Considering the increasing evidences about the capacity of microorganisms to develop resistance to biocides (Russel 2002, 2003), which in turn could lead to increased resistance to antibiotics (Maillard 2018 and (Nicolae Dopcea et al. 2020), methods combining a chemical and physical disinfections seem to be the appropriate way to limit the resistance development, as it will avoid using increased amounts of chemicals to breakdown plasmid DNA. The well documented resistance to QACs (Zou et al. 2004), associated to several resistance genes (sugE(c), ydgE/ydgF, mdfA, emrE and qacEDelta1) and the demonstration of the horizontal transfer of one of them (qacEΔ1) (Jiang at al. 2017 and Han et al. 2019) is especially alarming. As a result, two recommendations were recently issued regarding the use of chemical disinfectants. Firstly, biocides should only be used in their minimal inhibitory concentration (MIC) (Vijayakumar and Sandle, 2019). However, as seen in the present study, in MIC doses disinfectants would not completely destroy plasmid DNA. The second recommendation is an urgent call to apply the current policy about antibiotic use to antiseptics / biocides, in order to preserve their biocidal benefits (Nicolae Dopcea et al. 2020).

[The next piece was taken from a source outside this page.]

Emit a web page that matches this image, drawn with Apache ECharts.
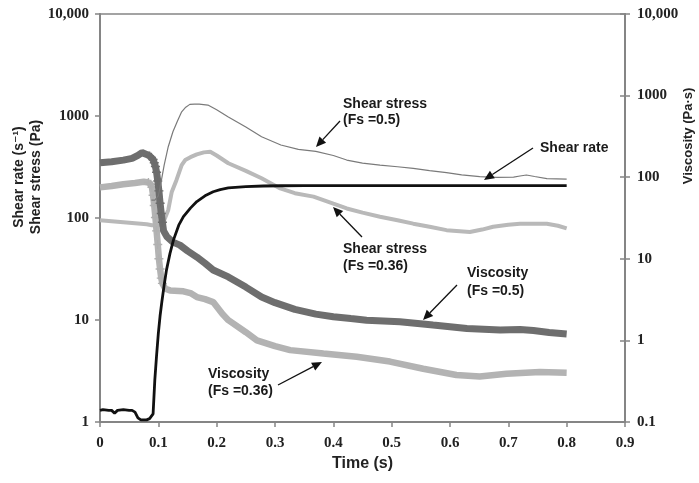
<!DOCTYPE html>
<html>
<head>
<meta charset="utf-8">
<script src="https://cdn.jsdelivr.net/npm/echarts@6/dist/echarts.min.js"></script>
<style>html,body{margin:0;padding:0;background:#fff}#c{width:699px;height:483px}</style>
</head>
<body>
<div id="c"></div>
<script>
// ---- data (time in s) ----
const rateT = [0,0.005,0.015,0.02,0.025,0.03,0.04,0.05,0.055,0.06,0.065,0.07,0.08,0.085,0.088,0.091,0.094,0.097,0.1,0.103,0.106,0.11,0.114,0.12,0.126,0.135,0.143,0.155,0.166,0.18,0.194,0.206,0.22,0.25,0.28,0.31,0.35,0.4,0.5,0.6,0.7,0.8];
const rateV = [1.3,1.32,1.3,1.3,1.22,1.3,1.32,1.3,1.3,1.25,1.1,1.05,1.05,1.08,1.1,1.2,2.6,4.5,7.4,11,15,22,31,45,61,85,103,125,145,165,181,190,197,203,206,207,208,208,208,208,208,208];

const stress05T = [0.088,0.094,0.1,0.105,0.11,0.117,0.125,0.133,0.14,0.147,0.154,0.162,0.17,0.185,0.2,0.22,0.25,0.277,0.31,0.34,0.37,0.4,0.423,0.45,0.48,0.51,0.537,0.565,0.594,0.62,0.651,0.68,0.709,0.72,0.731,0.745,0.766,0.8];
const stress05V = [150,150,165,230,330,500,700,900,1100,1220,1300,1310,1310,1280,1150,980,780,625,520,470,450,410,370,345,330,318,307,292,278,265,254,250,252,258,264,255,243,240];

const stress036T = [0,0.02,0.04,0.06,0.08,0.089,0.1,0.11,0.117,0.123,0.131,0.14,0.146,0.155,0.166,0.178,0.189,0.2,0.22,0.25,0.277,0.309,0.334,0.366,0.4,0.423,0.45,0.48,0.51,0.537,0.565,0.594,0.634,0.655,0.674,0.7,0.72,0.766,0.785,0.8];
const stress036V = [95,93,91,89,87,85,85,95,120,180,235,330,370,395,420,440,446,410,344,290,245,195,175,162,138,124,113,103,95,88,82,76,73,77,82,86,88,88,84,79];

const visc05T = [0,0.02,0.04,0.055,0.065,0.072,0.08,0.085,0.088,0.091,0.093,0.095,0.097,0.099,0.101,0.103,0.105,0.107,0.109,0.115,0.125,0.137,0.15,0.166,0.18,0.194,0.22,0.25,0.277,0.3,0.334,0.37,0.4,0.43,0.457,0.514,0.571,0.6,0.629,0.686,0.72,0.743,0.77,0.8];
const visc05V = [150,155,162,170,185,200,190,182,175,165,150,135,115,90,68,48,36,28,22,18.5,16,14.7,12.5,10.5,8.8,7.3,6.0,4.5,3.4,2.9,2.4,2.1,1.95,1.85,1.77,1.69,1.54,1.47,1.40,1.34,1.36,1.32,1.25,1.2];

const visc036T = [0,0.02,0.04,0.06,0.075,0.083,0.087,0.089,0.091,0.093,0.095,0.097,0.099,0.101,0.103,0.105,0.107,0.112,0.12,0.143,0.155,0.166,0.18,0.194,0.21,0.22,0.25,0.269,0.3,0.326,0.383,0.44,0.497,0.554,0.611,0.651,0.697,0.754,0.8];
const visc036V = [75,78,82,85,88,86,82,75,60,45,32,22,15,10,7.5,5.8,5,4.3,4.1,4.0,3.8,3.4,3.2,2.95,2.1,1.77,1.26,1.0,0.85,0.76,0.69,0.63,0.55,0.45,0.376,0.36,0.39,0.41,0.40];

const xTicks = [0,0.1,0.2,0.3,0.4,0.5,0.6,0.7,0.8,0.9];
const leftTickLabels = {1:'1',10:'10',100:'100',1000:'1000',10000:'10,000'};
const rightTickLabels = {0.1:'0.1',1:'1',10:'10',100:'100',1000:'1000',10000:'10,000'};

const crossSym = 'path://M4.2,0H5.8V4.2H10V5.8H5.8V10H4.2V5.8H0V4.2H4.2Z';
function pts(T, V, lo, hi, col) {
  return T.map((t, i) => {
    const d = {value: [t, V[i]]};
    if (lo !== undefined && t >= lo && t <= hi) {
      d.symbol = crossSym; d.symbolSize = 9; d.itemStyle = {color: col};
    }
    return d;
  });
}
function fmt(map) {
  return v => { const k = Math.round(v * 1000) / 1000; return map[k] !== undefined ? map[k] : ''; };
}

// annotation helpers
const annFont = 'bold 14px "Liberation Sans", Arial, sans-serif';
function txt(x, y, s) {
  return {type: 'text', x: x, y: y, style: {text: s, font: annFont, fill: '#1a1a1a', textVerticalAlign: 'middle'}, z: 100};
}
function arrow(x1, y1, x2, y2) {
  const dx = x2 - x1, dy = y2 - y1, L = Math.sqrt(dx*dx + dy*dy);
  const ux = dx / L, uy = dy / L, hl = 10, hw = 4.5;
  const bx = x2 - ux*hl, by = y2 - uy*hl;
  return [
    {type: 'line', shape: {x1: x1, y1: y1, x2: bx, y2: by}, style: {stroke: '#111', lineWidth: 1.3}, z: 100},
    {type: 'polygon', shape: {points: [[x2, y2], [bx - uy*hw, by + ux*hw], [bx + uy*hw, by - ux*hw]]}, style: {fill: '#111'}, z: 100}
  ];
}

const chart = echarts.init(document.getElementById('c'), null, {renderer: 'canvas'});
const axisCol = '#858585';
const serifLbl = {fontFamily: '"Liberation Serif", "Times New Roman", serif', fontWeight: 'bold', color: '#222'};

const graphics = [
  {type: 'text', x: 19, y: 177, rotation: Math.PI/2, style: {text: 'Shear rate (s\u207B\u00B9)', font: 'bold 14px "Liberation Sans", "DejaVu Sans", sans-serif', fill: '#222', textAlign: 'center', textVerticalAlign: 'middle'}},
  {type: 'text', x: 36, y: 177, rotation: Math.PI/2, style: {text: 'Shear stress (Pa)', font: 'bold 14px "Liberation Sans", sans-serif', fill: '#222', textAlign: 'center', textVerticalAlign: 'middle'}},
  {type: 'text', x: 688, y: 136, rotation: Math.PI/2, style: {text: 'Viscosity (Pa\u00B7s)', font: 'bold 13px "Liberation Sans", sans-serif', fill: '#222', textAlign: 'center', textVerticalAlign: 'middle'}},
  txt(343, 104, 'Shear stress'), txt(343, 120, '(Fs =0.5)'),
  txt(540, 148, 'Shear rate'),
  txt(343, 249, 'Shear stress'), txt(343, 266, '(Fs =0.36)'),
  txt(467, 273, 'Viscosity'), txt(467, 291, '(Fs =0.5)'),
  txt(208, 374, 'Viscosity'), txt(208, 391, '(Fs =0.36)')
].concat(arrow(340, 121, 316, 147), arrow(533, 148, 484, 180), arrow(362, 237, 333, 207),
         arrow(457, 285, 423, 320), arrow(278, 385, 322, 362));

chart.setOption({
  animation: false,
  backgroundColor: '#fff',
  grid: {left: 100, right: 74, top: 14, bottom: 61, show: true, borderColor: axisCol, borderWidth: 1.5},
  xAxis: {
    type: 'value', min: 0, max: 0.9, interval: 0.1,
    name: 'Time (s)', nameLocation: 'middle', nameGap: 32,
    nameTextStyle: {fontFamily: '"Liberation Sans", sans-serif', fontWeight: 'bold', fontSize: 16, color: '#222'},
    axisLine: {lineStyle: {color: axisCol, width: 2}},
    axisTick: {show: true, length: 5, lineStyle: {color: axisCol, width: 1.5}},
    axisLabel: Object.assign({fontSize: 15, margin: 14, formatter: v => { const s = (Math.round(v*10)/10).toFixed(1); return s === '0.0' ? '0' : s; }}, serifLbl),
    splitLine: {show: false}
  },
  yAxis: [
    {type: 'log', logBase: 10, min: 1, max: 10000, position: 'left',
     axisLine: {show: true, lineStyle: {color: axisCol, width: 2}},
     axisTick: {show: true, length: 5, lineStyle: {color: axisCol, width: 1.5}},
     axisLabel: Object.assign({fontSize: 15, margin: 11, formatter: fmt(leftTickLabels)}, serifLbl),
     splitLine: {show: false}, minorTick: {show: false}},
    {type: 'log', logBase: 10, min: 0.1, max: 10000, position: 'right',
     axisLine: {show: true, lineStyle: {color: axisCol, width: 2}},
     axisTick: {show: true, length: 5, lineStyle: {color: axisCol, width: 1.5}},
     axisLabel: Object.assign({fontSize: 15, margin: 12, formatter: fmt(rightTickLabels)}, serifLbl),
     splitLine: {show: false}},
    {type: 'log', logBase: 10, min: 0.1, max: 10000, position: 'right',
     axisLine: {show: false},
     axisTick: {show: true, inside: true, length: 5, lineStyle: {color: axisCol, width: 1.5}},
     axisLabel: {show: false}, splitLine: {show: false}}
  ],
  series: [
    {name: 'Shear stress (Fs=0.36)', type: 'line', yAxisIndex: 0, symbol: 'none', data: pts(stress036T, stress036V),
     lineStyle: {color: '#b9b9b9', width: 4}, z: 2},
    {name: 'Viscosity (Fs=0.36)', type: 'line', yAxisIndex: 1, symbol: 'none', showSymbol: true,
     data: pts(visc036T, visc036V, 0.083, 0.107, '#b0b0b0'),
     lineStyle: {color: '#b3b3b3', width: 6.5}, z: 3},
    {name: 'Viscosity (Fs=0.5)', type: 'line', yAxisIndex: 1, symbol: 'none', showSymbol: true,
     data: pts(visc05T, visc05V, 0.085, 0.107, '#6c6c6c'),
     lineStyle: {color: '#6e6e6e', width: 7}, z: 4},
    {name: 'Shear stress (Fs=0.5)', type: 'line', yAxisIndex: 0, symbol: 'none', data: pts(stress05T, stress05V),
     lineStyle: {color: '#7a7a7a', width: 1.2}, z: 5},
    {name: 'Shear rate', type: 'line', yAxisIndex: 0, symbol: 'none', data: pts(rateT, rateV),
     lineStyle: {color: '#111', width: 2.8}, z: 6}
  ],
  graphic: graphics
});
</script>
</body>
</html>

Both recommendations point out the need to develop education programs on the appropriate use of disinfectants in research laboratories, especially in low containments (Biosafety level 1 and 2 laboratories) where the low risk of acquiring an infection on the workplace could lead to an underappreciation of the high risk of dissemination of ARG – and therefore to contribute to the global antibiotic resistance crisis – due to accidental release of undestroyed plasmids in sewage.